Der Sozialdemokrat Friedrich Kellner begegnete dem NS-Regime von Anfang an mit Ablehnung und Abscheu. Seit 1933 war er Justizinspektor im oberhessischen Laubach und verfolgte die Politik der neuen Machthaber intensiv und mit großem Misstrauen. Seit Kriegsbeginn führte er regelmäßig Tagebuch und hielt zunächst vor allem die Haltung und Reaktionen seiner Mitbürger fest. Mehr und mehr konzentrierte er sich darauf, die Propaganda zu dokumentieren und kritisch zu hinterfragen.
Friedrich Kellner zeigt in seinen Tagebüchern, wie Zeitgenossen allein durch eine wachsame Lektüre der offiziellen Propaganda und eine kritische Sichtung der offiziellen Rhetorik den wahren Charakter der Diktatur erkennen konnten. Er las aufmerksam die Presse, klebte zahlreiche Zeitungsausschnitte in sein Tagebuch und kommentierte sie dort in einer einfachen und direkten Sprache. Die Dokumentation der Wirkung der doch meist leicht durchschaubaren Propaganda auf seine Mitbürger war Kellner ein besonderes Anliegen. Überdies zeigen auch Kellners Tagebücher, wie viel man bereits damals von den zentralen Massenverbrechen des Regimes wissen konnte. Kellner verstand die versteckten Andeutungen in der Presse, setzte sie in Verbindung zu anderen Informationen und den lokalen Ereignissen und kam so zu weitreichenden Erkenntnissen.
Mit der Edition wird der Öffentlichkeit eine Quelle zugänglich gemacht, die für die Erforschung und das Verständnis der Geschichte der NS-Diktatur und ihrer Volksgemeinschafts-Ideologie wichtig ist. Die Kenntnisse über den NS-Staat und seine Propaganda, ihre lokalen Wirkungen und Ausformungen sowie über Grenzen und Möglichkeiten regimekritischen Verhaltens werden durch sie vertieft und differenziert.

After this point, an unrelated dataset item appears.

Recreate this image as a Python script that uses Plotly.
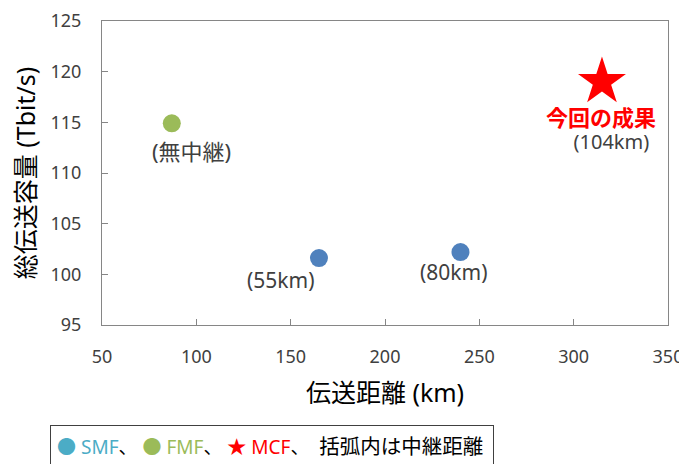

Friedrich Kellner: "Vernebelt, verdunkelt sind alle Hirne". Tagebücher 1939-1945. (2 Bde.) Herausgegeben von Sascha Feuchert, Robert Martin Scott Kellner, Erwin Leibfried, Jörg Riecke und Markus Roth. Unter Mitarbeit von Elisabeth Turvold und Diana Nusko sowie Nassrin Sadeghi und Birgit M. Körner. Göttingen: Wallstein 2011 (mittlerweile 7. Auflage).